Emma singles chronology
| "Occhi profondi" (2015) | "Arriverà l'amore" (2015) | "Io di te non ho paura" (2016) |

Music video
- "Arriverà l'amore" on YouTube

= Arriverà l'amore =

"Arriverà l'amore" ("Love Will Come") is a song recorded by Italian singer Emma. It was released on 23 October 2015 through Universal Music Italy as the second single from her fourth studio album Adesso.

The song peaked at number five on the Italian singles chart, being certified platinum by FIMI.

== Composition ==
The song was written by Ermal Meta and Matteo Buzzanca, produced by the singer herself with Luca Mattioni. Compared to previous releases, it features elements of an electronic music with electric guitars and strings directed by Fabio Gurian. Emma explained the meaning of the song:
"The love of a little girl for her dream, the love that breaks before the eyes of the smallest and helpless, the love that cannot be said, the love that someone does not yet want to see but exists, the love for oneself that very often fails as the confidence and courage to continue to believe in something true.
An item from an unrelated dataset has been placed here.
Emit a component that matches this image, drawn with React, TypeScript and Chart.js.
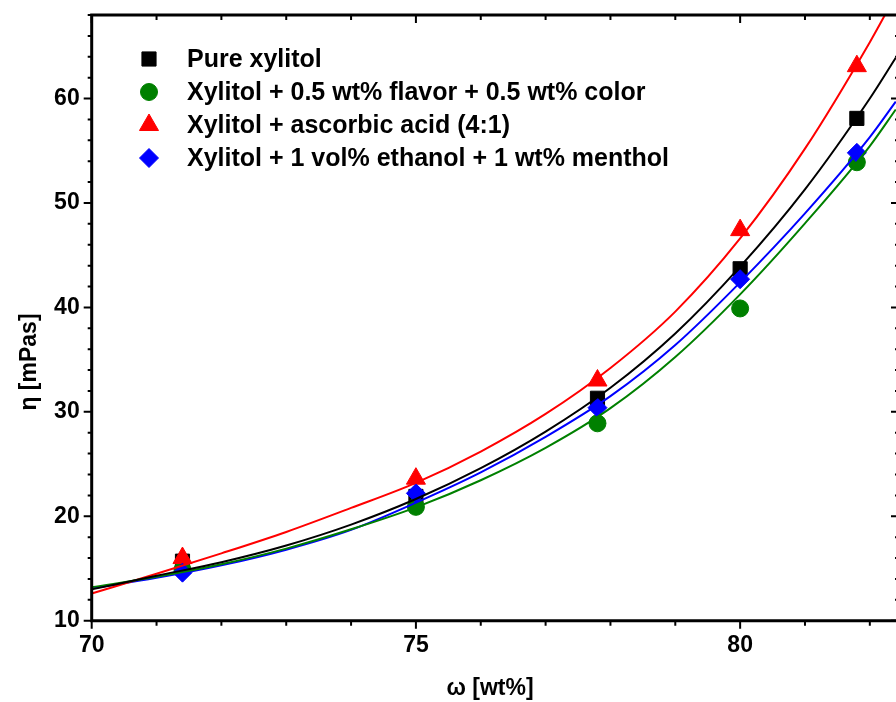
import React, { useEffect, useRef } from "react";
import { Chart, registerables } from "chart.js";
import { drawPoint } from "chart.js/helpers";

Chart.register(...registerables);

// ---- data ----
const concentrations = [71.4, 75, 77.8, 80, 81.8];
const pureXylitol = [15.7, 21.9, 31.3, 43.7, 58.1];
const flavorColor = [14.9, 20.9, 28.9, 39.9, 53.9];
const ascorbicAcid = [16.0, 23.6, 33.0, 47.4, 63.1];
const ethanolMenthol = [14.6, 22.2, 30.4, 42.7, 54.8];

const fitX = [70, 71, 72, 73, 74, 75, 76, 77, 78, 79, 80, 81, 82, 82.4];
const fitPure = [13.0, 14.3, 15.6, 17.2, 19.2, 21.65, 24.6, 28.1, 32.3, 37.5, 43.9, 51.3, 60.0, 63.9];
const fitFlavor = [13.2, 14.2, 15.4, 16.9, 18.75, 20.85, 23.45, 26.55, 30.35, 35.25, 41.25, 48.05, 55.45, 58.95];
const fitAscorbic = [12.6, 14.5, 16.45, 18.5, 20.8, 23.2, 26.2, 29.8, 34.2, 39.6, 46.6, 55.2, 65.4, 69.9];
const fitEthanol = [13.1, 14.1, 15.3, 16.8, 18.7, 21.3, 24.2, 27.6, 31.5, 36.4, 42.4, 49.0, 56.3, 59.7];

const seriesLabels = [
  "Pure xylitol",
  "Xylitol + 0.5 wt% flavor + 0.5 wt% color",
  "Xylitol + ascorbic acid (4:1)",
  "Xylitol + 1 vol% ethanol + 1 wt% menthol",
];
const seriesColors = ["#000000", "#008000", "#ff0000", "#0000ff"];
const seriesStyles = ["rect", "circle", "triangle", "rectRot"];
const seriesRadius = [10, 8.5, 11, 9.5];

const xTickValues = [70, 75, 80];
const yTickValues = [10, 20, 30, 40, 50, 60];
const xTitle = "ω [wt%]";
const yTitle = "η [mPas]";

const X_MIN = 70;
const X_MAX = 82.45;
const Y_MIN = 10;
const Y_MAX = 68;

const FONT = '"Liberation Sans", Arial, sans-serif';

const framePlugin = {
  id: "frame",
  afterDraw(chart: any) {
    const { ctx, chartArea } = chart;
    const xs = chart.scales.x;
    const ys = chart.scales.y;
    const { left, right, top, bottom } = chartArea;
    ctx.save();
    ctx.strokeStyle = "#000";
    ctx.lineCap = "butt";
    // ticks
    ctx.lineWidth = 2;
    for (let v = X_MIN; v <= X_MAX + 1e-9; v += 1) {
      const px = xs.getPixelForValue(v);
      const major = Math.abs(v % 5) < 1e-9;
      const len = major ? 8 : 5;
      ctx.beginPath();
      ctx.moveTo(px, bottom);
      ctx.lineTo(px, bottom + len);
      ctx.moveTo(px, top);
      ctx.lineTo(px, top + len);
      ctx.stroke();
    }
    for (let v = Y_MIN; v <= Y_MAX + 1e-9; v += 2) {
      const py = ys.getPixelForValue(v);
      const major = Math.abs(v % 10) < 1e-9;
      const len = major ? 8 : 4;
      ctx.beginPath();
      ctx.moveTo(left, py);
      ctx.lineTo(left - len, py);
      ctx.moveTo(right, py);
      ctx.lineTo(right - len, py);
      ctx.stroke();
    }
    // frame
    ctx.lineWidth = 3;
    ctx.beginPath();
    ctx.moveTo(left, top);
    ctx.lineTo(right, top);
    ctx.lineTo(right, bottom);
    ctx.lineTo(left, bottom);
    ctx.closePath();
    ctx.stroke();

    // axis titles
    ctx.fillStyle = "#000";
    ctx.font = `bold 23px ${FONT}`;
    ctx.textAlign = "center";
    ctx.textBaseline = "middle";
    ctx.fillText(xTitle, 490, 689);
    ctx.save();
    ctx.translate(30, 362);
    ctx.rotate(-Math.PI / 2);
    ctx.fillText(yTitle, 0, 0);
    ctx.restore();

    // legend
    ctx.font = `bold 25px ${FONT}`;
    ctx.textAlign = "left";
    for (let i = 0; i < seriesLabels.length; i++) {
      const ly = 59 + i * 33;
      ctx.fillStyle = seriesColors[i];
      ctx.strokeStyle = seriesColors[i];
      ctx.lineWidth = 1;
      drawPoint(
        ctx,
        { pointStyle: seriesStyles[i], radius: seriesRadius[i], borderWidth: 1, rotation: 0 },
        149,
        ly
      );
      ctx.fillStyle = "#000";
      ctx.fillText(seriesLabels[i], 187, ly + 1);
    }
    ctx.restore();
  },
};

export default function App() {
  const ref = useRef<HTMLCanvasElement>(null);
  useEffect(() => {
    if (!ref.current) return;
    const pointSets = [pureXylitol, flavorColor, ascorbicAcid, ethanolMenthol];
    const fitSets = [fitPure, fitFlavor, fitAscorbic, fitEthanol];
    const datasets: any[] = [];
    fitSets.forEach((arr, i) => {
      datasets.push({
        label: seriesLabels[i] + " fit",
        data: fitX.map((x, j) => ({ x, y: arr[j] })),
        showLine: true,
        borderColor: seriesColors[i],
        backgroundColor: seriesColors[i],
        borderWidth: 2,
        pointRadius: 0,
        cubicInterpolationMode: "monotone",
        order: 0,
      });
    });
    pointSets.forEach((arr, i) => {
      datasets.push({
        label: seriesLabels[i],
        data: concentrations.map((x, j) => ({ x, y: arr[j] })),
        showLine: false,
        borderColor: seriesColors[i],
        backgroundColor: seriesColors[i],
        pointStyle: seriesStyles[i],
        pointRadius: seriesRadius[i],
        pointBorderWidth: 1,
        order: 4 - i,
      });
    });
    const chart = new Chart(ref.current, {
      type: "scatter",
      data: { datasets },
      options: {
        responsive: false,
        animation: false,
        devicePixelRatio: 1,
        layout: { padding: { left: 0, right: 10, top: 15, bottom: 0 } },
        plugins: { legend: { display: false }, tooltip: { enabled: false } },
        scales: {
          x: {
            type: "linear",
            min: X_MIN,
            max: X_MAX,
            grid: { display: false, drawTicks: false },
            border: { display: false },
            afterBuildTicks: (s: any) => {
              s.ticks = xTickValues.map((v) => ({ value: v }));
            },
            afterFit: (s: any) => {
              s.height = 81.3;
              s.paddingLeft = 0;
              s.paddingRight = 0;
              s.paddingTop = 0;
              s.paddingBottom = 0;
            },
            ticks: {
              padding: 11,
              color: "#000",
              font: { family: FONT, size: 23, weight: "bold" },
              maxRotation: 0,
              autoSkip: false,
            },
          },
          y: {
            type: "linear",
            min: Y_MIN,
            max: Y_MAX,
            grid: { display: false, drawTicks: false },
            border: { display: false },
            afterBuildTicks: (s: any) => {
              s.ticks = yTickValues.map((v) => ({ value: v }));
            },
            afterFit: (s: any) => {
              s.width = 91.7;
              s.paddingLeft = 0;
              s.paddingRight = 0;
              s.paddingTop = 0;
              s.paddingBottom = 0;
            },
            ticks: {
              padding: 12,
              color: "#000",
              font: { family: FONT, size: 23, weight: "bold" },
              autoSkip: false,
            },
          },
        },
      },
      plugins: [framePlugin],
    });
    return () => chart.destroy();
  }, []);
  return (
    <div
      style={{
        position: "fixed",
        left: 0,
        top: 0,
        width: 896,
        height: 702,
        overflow: "hidden",
        background: "#fff",
      }}
    >
      <canvas ref={ref} width={911} height={702} style={{ width: 911, height: 702, display: "block" }} />
    </div>
  );
}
Love has many forms and many lives, it dies and regenerates stronger than before, love should come before everything. Love comes into our lives. Love heals. Love does not hurt, mock or kill anyone.... I sing this love because I believe in it! I put my soul and face into it without lowering my gaze. With a clean heart you can go anywhere without being afraid."

== Critics reception ==
Massimiliano Longo of All Music Italia described Arriverà l'amore as "an energetic ballad full of positivity and enthusiasm" thanks to the presence of "guitars, strings and woodwinds" intertwined with electronics, appreciating the singer's "new artistic dimension" in the role of producer. Francesco Raiola Fanpage.it pointed out that love is "one of the singer's favorite themes" that in the song "is declined in an optimistic way, in a vision of expectation and hope," pointing out that musically she is close to Gianna Nannini. Mattia Marzi of Rockol also associated the song to Nannini discography, appreciating the "electric guitars coexisting with strings" by Gurian.

== Music video ==
The music video for the song, directed by Luisa Carcavale e Alessandro Guida, was released on October 23, 2015, through the singer's YouTube channel.

== Charts ==

| Chart (2015) | Peak position |
|---|---|
| Italy (FIMI) | 5 |
| Italy Airplay (EarOne) | 5 |

== Certifications ==

Certifications for "Arriverà l'amore"
| Region | Certification | Certified units/sales |
| Italy (FIMI) | Platinum | 50,000^{‡} |
^{‡} Sales+streaming figures based on certification alone.